The economist Thomas Robert Malthus argued that “conspicuous consumption” was good because of the trickle-down effect. Once the affluent began to spend their money on engaging domestic servants, buying expensive clothes and jewels, building mansions, going on expeditions and so on, a huge quantum of purchasing power would be generated in the economy.
But the former West Bengal finance minister and economist Ashok Mitra argues in The Telegraph, Calcutta, that the “conspicuous consumption” sparked by the IT boom in India is not percolating down to the domestic system but have been largely dissipated on types of expenditure that create a spurt in imports.
“Way back in 1991-92, the first years of the so-called economic reforms, exports of IT-related services were only $ 2.1 billion; these exports soared to $ 11.6 billion in 2001-02 and further on to $ 58.4 billion in 2006-07.

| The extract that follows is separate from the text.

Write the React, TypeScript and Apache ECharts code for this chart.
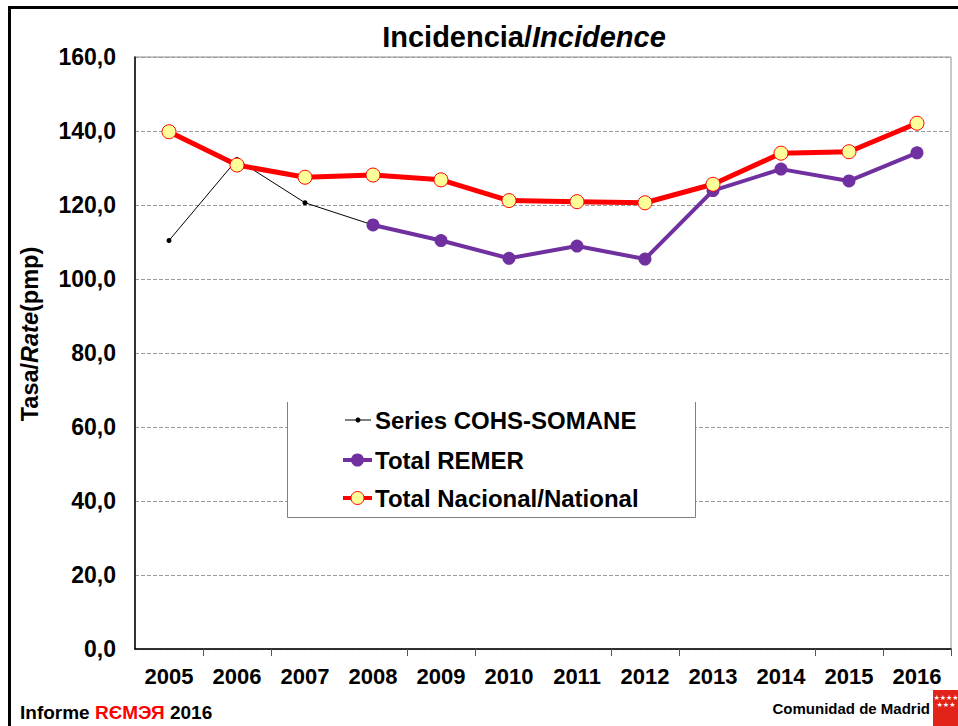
import React, { useEffect, useRef } from "react";
import * as echarts from "echarts";

const years = ["2005", "2006", "2007", "2008", "2009", "2010", "2011", "2012", "2013", "2014", "2015", "2016"];
const cohsSomane = [110.4, 132.3, 120.6, 114.6, null, null, null, null, null, null, null, null];
const totalRemer = [null, null, null, 114.6, 110.4, 105.6, 108.9, 105.4, 123.9, 129.7, 126.5, 134.1];
const totalNacional = [139.8, 130.8, 127.5, 128.1, 126.8, 121.2, 120.9, 120.6, 125.6, 134.0, 134.4, 142.1];
const seriesNames = ["Series COHS-SOMANE", "Total REMER", "Total Nacional/National"];

const FONT = "'Liberation Sans', Arial, sans-serif";

export default function App() {
  const ref = useRef<HTMLDivElement>(null);
  useEffect(() => {
    if (!ref.current) return;
    const chart = echarts.init(ref.current, null, { renderer: "svg" });
    const legendY = [420, 460, 498];
    const legendGraphics: any[] = [
      { type: "rect", z: 50, shape: { x: 287, y: 402, width: 409, height: 116 }, style: { fill: "#fff", stroke: null } },
      { type: "polyline", z: 51, shape: { points: [[287.5, 402], [287.5, 517.5], [695.5, 517.5], [695.5, 402]] }, style: { stroke: "#808080", lineWidth: 1, fill: null } },
      { type: "line", z: 52, shape: { x1: 345, y1: legendY[0], x2: 371, y2: legendY[0] }, style: { stroke: "#000", lineWidth: 1 } },
      { type: "circle", z: 53, shape: { cx: 358, cy: legendY[0], r: 2.5 }, style: { fill: "#000" } },
      { type: "line", z: 52, shape: { x1: 343, y1: legendY[1], x2: 372, y2: legendY[1] }, style: { stroke: "#7030A0", lineWidth: 4 } },
      { type: "circle", z: 53, shape: { cx: 357.5, cy: legendY[1], r: 6.5 }, style: { fill: "#7030A0" } },
      { type: "line", z: 52, shape: { x1: 343, y1: legendY[2], x2: 372, y2: legendY[2] }, style: { stroke: "#FF0000", lineWidth: 4 } },
      { type: "circle", z: 53, shape: { cx: 357.5, cy: legendY[2], r: 6.5 }, style: { fill: "#FFFF99", stroke: "#FF0000", lineWidth: 1 } },
    ];
    seriesNames.forEach((n, i) => {
      legendGraphics.push({
        type: "text", z: 53, x: 375, y: legendY[i],
        style: { text: n, font: `bold 24px ${FONT}`, fill: "#000", verticalAlign: "middle", align: "left" },
      });
    });

    chart.setOption({
      animation: false,
      backgroundColor: "#fff",
      grid: { left: 135, top: 57, right: 7, bottom: 77, show: true, borderColor: "#909090", borderWidth: 1, backgroundColor: "#fff" },
      xAxis: {
        type: "category",
        data: years,
        boundaryGap: true,
        axisLine: { lineStyle: { color: "#000", width: 1.5 } },
        axisTick: { show: true, length: 7, interval: (i: number) => i % 3 !== 0, lineStyle: { color: "#555", width: 1 } },
        axisLabel: { color: "#000", fontFamily: FONT, fontWeight: "bold", fontSize: 22, margin: 16, interval: 0 },
        splitLine: { show: false },
      },
      yAxis: {
        type: "value",
        min: 0,
        max: 160,
        interval: 20,
        axisLine: { show: true, lineStyle: { color: "#000", width: 1.5 } },
        axisTick: { show: false },
        axisLabel: {
          color: "#000", fontFamily: FONT, fontWeight: "bold", fontSize: 23, margin: 19,
          formatter: (v: number) => v.toFixed(1).replace(".", ","),
        },
        splitLine: { show: true, lineStyle: { color: "#9a9a9a", type: [4, 2], width: 1 } },
      },
      series: [
        {
          name: seriesNames[0], type: "line", data: cohsSomane, z: 2,
          symbol: "circle", symbolSize: 5, showAllSymbol: true,
          lineStyle: { color: "#000", width: 1 }, itemStyle: { color: "#000" },
        },
        {
          name: seriesNames[1], type: "line", data: totalRemer, z: 3,
          symbol: "circle", symbolSize: 13, showAllSymbol: true,
          lineStyle: { color: "#7030A0", width: 4 }, itemStyle: { color: "#7030A0" },
        },
        {
          name: seriesNames[2], type: "line", data: totalNacional, z: 4,
          symbol: "circle", symbolSize: 14, showAllSymbol: true,
          lineStyle: { color: "#FF0000", width: 5 },
          itemStyle: { color: "#FFFF99", borderColor: "#FF0000", borderWidth: 1 },
        },
      ],
      graphic: [
        { type: "rect", z: 100, shape: { x: 9.5, y: 7.5, width: 1000, height: 800 }, style: { fill: null, stroke: "#000", lineWidth: 3 } },
        {
          type: "text", z: 100, x: 524, y: 37,
          style: {
            text: "{a|Incidencia/}{b|Incidence}",
            align: "center", verticalAlign: "middle",
            rich: {
              a: { font: `bold 29px ${FONT}`, fill: "#000" },
              b: { font: `italic bold 29px ${FONT}`, fill: "#000" },
            },
          },
        },
        {
          type: "text", z: 100, x: 30, y: 334, rotation: Math.PI / 2,
          style: {
            text: "{a|Tasa/}{b|Rate}{a|(pmp)}",
            align: "center", verticalAlign: "middle",
            rich: {
              a: { font: `bold 23.5px ${FONT}`, fill: "#000" },
              b: { font: `italic bold 23.5px ${FONT}`, fill: "#000" },
            },
          },
        },
        {
          type: "text", z: 100, x: 20, y: 712,
          style: {
            text: "{a|Informe }{r|RЄMЭЯ}{a| 2016}",
            align: "left", verticalAlign: "middle",
            rich: {
              a: { font: `bold 19px ${FONT}`, fill: "#000" },
              r: { font: `bold 19px ${FONT}`, fill: "#FF0000" },
            },
          },
        },
        {
          type: "text", z: 100, x: 930, y: 708,
          style: { text: "Comunidad de Madrid", font: `bold 15px ${FONT}`, fill: "#000", align: "right", verticalAlign: "middle" },
        },
        { type: "rect", z: 100, shape: { x: 933, y: 690, width: 30, height: 40 }, style: { fill: "#E2231A" } },
        { type: "text", z: 101, x: 946, y: 698, style: { text: "★★★★", font: `7px 'DejaVu Sans'`, fill: "#fff", align: "center", verticalAlign: "middle" } },
        { type: "text", z: 101, x: 946, y: 705, style: { text: "★★★", font: `7px 'DejaVu Sans'`, fill: "#fff", align: "center", verticalAlign: "middle" } },
        ...legendGraphics,
      ],
    });
    return () => chart.dispose();
  }, []);
  return <div ref={ref} style={{ position: "fixed", left: 0, top: 0, width: 958, height: 726 }} />;
}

“Now look at the import of petroleum and petroleum products. These imports were $ 8.6 billion in 1991-92, $ 20.3 billion in 2001-02 and $ 83.3 billion in 2006-07.
“Over the 15-year period (1991-92 to 2006-2007), while export earnings from the IT-related services have gone up by more than $ 55 billion, the import of petroleum products has shot up by nearly $ 75 billion.
“Will it be unfair to suggest that the steep increase in the import of petroleum and petroleum products has a direct connection with the pattern of expenditure that arise out of the sharply-rising export earnings from IT services? The demand for petroleum and petroleum products has skyrocketed, it can well be maintained, because a substantial part of the astronomical incomes generated in the IT-related units has been deployed to buy automobiles, which are great gas-guzzlers, as well as other luxury consumer goods for the output and marketing of which petroleum products are again much in demand.”